- Born: 19 June 1928 Hanzhong, Shaanxi, China
- Died: 2 January 2023 (aged 94) Xuhui District, Shanghai, China
- Education: Peking University
- Occupation: Translator
- Writing career
- Language: Chinese, Russian
- Period: 1952–2023
- Genre: Novel
- Notable work: Eugene Onegin

= Wang Zhiliang (translator) =

Chinese-Australian literary translator (1928–2022)

Wang Zhiliang (王智量 (Wáng Zhìliàng); 19 June 1928 – 2 January 2023) was a Chinese-Australian literary translator who had been honored by the Government of the Russian Federation. Wang rendered a great number of Russian literary works into Chinese for almost five decades, including 30 novels.

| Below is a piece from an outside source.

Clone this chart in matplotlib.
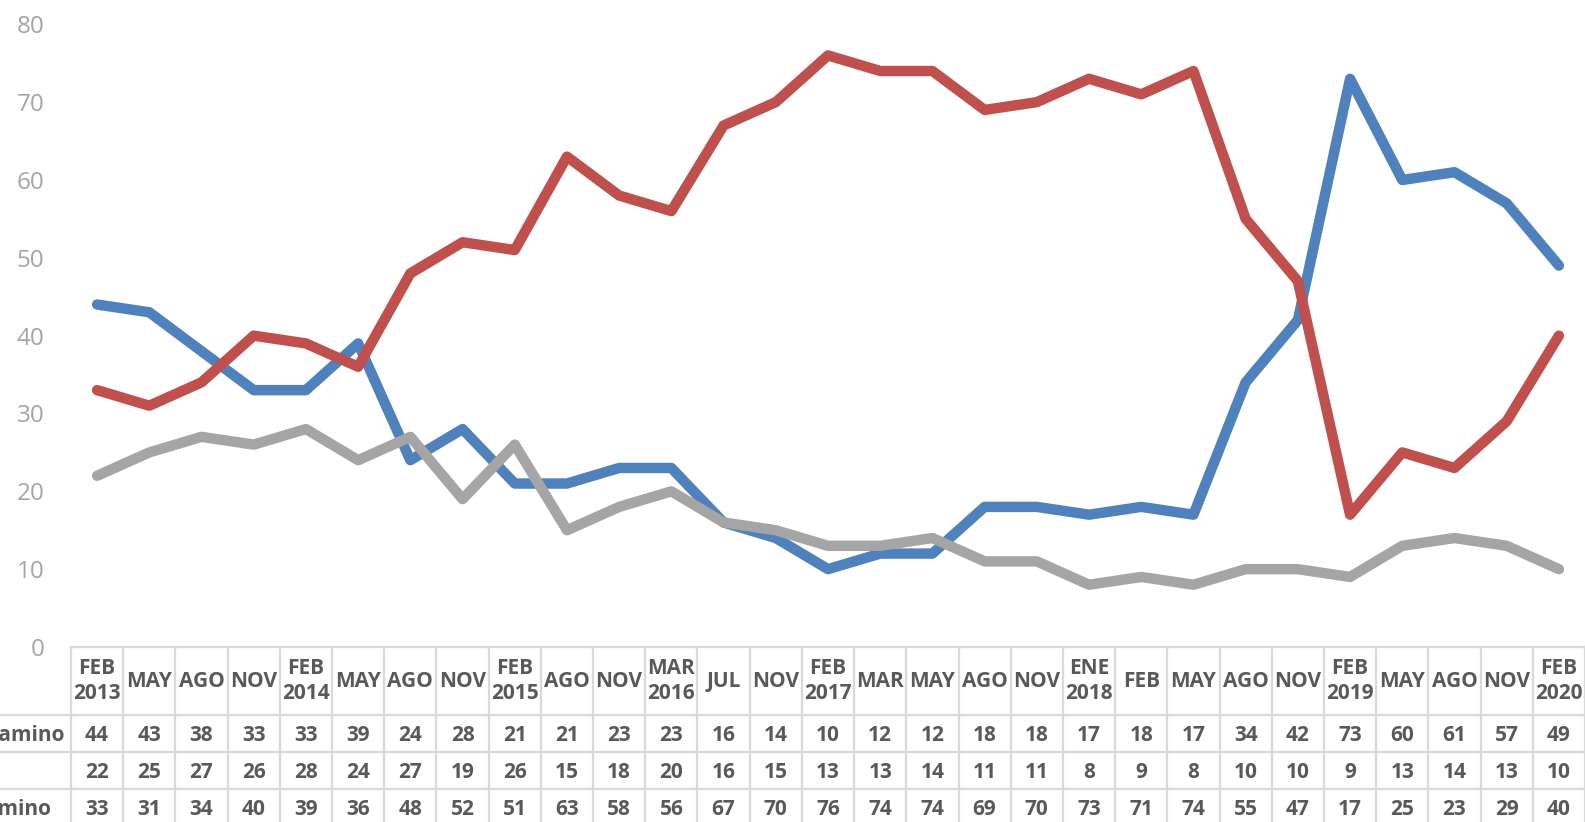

Wang was one of the main translators of the works of the Russian novelists Ivan Turgenev and Alexander Pushkin into Chinese. For his contributions to the introduction of Russian literature to foreign readers, he was honored with a Pushkin Medal by the Government of the Russian Federation in 1999.

==Life and career==
Wang was born on 19 June 1928 in Hanzhong, Shaanxi, with his ancestral home in Jiangning County, Jiangsu.

Wang entered Peking University in 1947, majoring in Russian language, he studied literature under Hu Shih and Zhu Guangqian, and he taught there when graduated in 1952. He was transferred to the Chinese Academy of Sciences in 1954.

In 1958, Wang was labeled as a rightist by the Chinese government. Subsequently, he was sent to the May Seventh Cadre Schools to work in Taihang Mountains. In 1960, Wang worked in Shanghai as a factory worker.

After the Cultural Revolution, Wang taught at East China Normal University from 1977. In the 1990s, Wang emigrated to Australia with his children. He settled in Shanghai in the 2000s.

Wang died on 2 January 2023, at the age of 94.

==Translations==
- Eugene Onegin (Alexander Pushkin) (叶甫盖尼·奥涅金)
- The Captain's Daughter (Alexander Pushkin) (上尉的女儿)
- Anna Karenina (Leo Tolstoy) (安娜·卡列尼娜)
- Home of the Gentry (Ivan Turgenev) (贵族之家)
- On the Eve (Ivan Turgenev) (前夜)
- Poetry of Turgenev (Ivan Turgenev) (屠格涅夫散文诗)
- Poetry of Lermontov (Mikhail Lermontov) (莱蒙托夫叙事诗集)

==Works==
- A Poor Mountain Village (饥饿的山村)
- Russian Literature in the 19th Century (19世纪俄国文学史)
- Essays of Zhiliang (智量文论集)
- Traditions and Memories (往事与怀念)
- Renhaipiaofusanji (人海漂浮散记)
- The City: Melbourne (海市蜃楼墨尔本)

==Awards==
- In 1999, he was awarded a Pushkin Medal for his translations by the Government of the Russian Federation.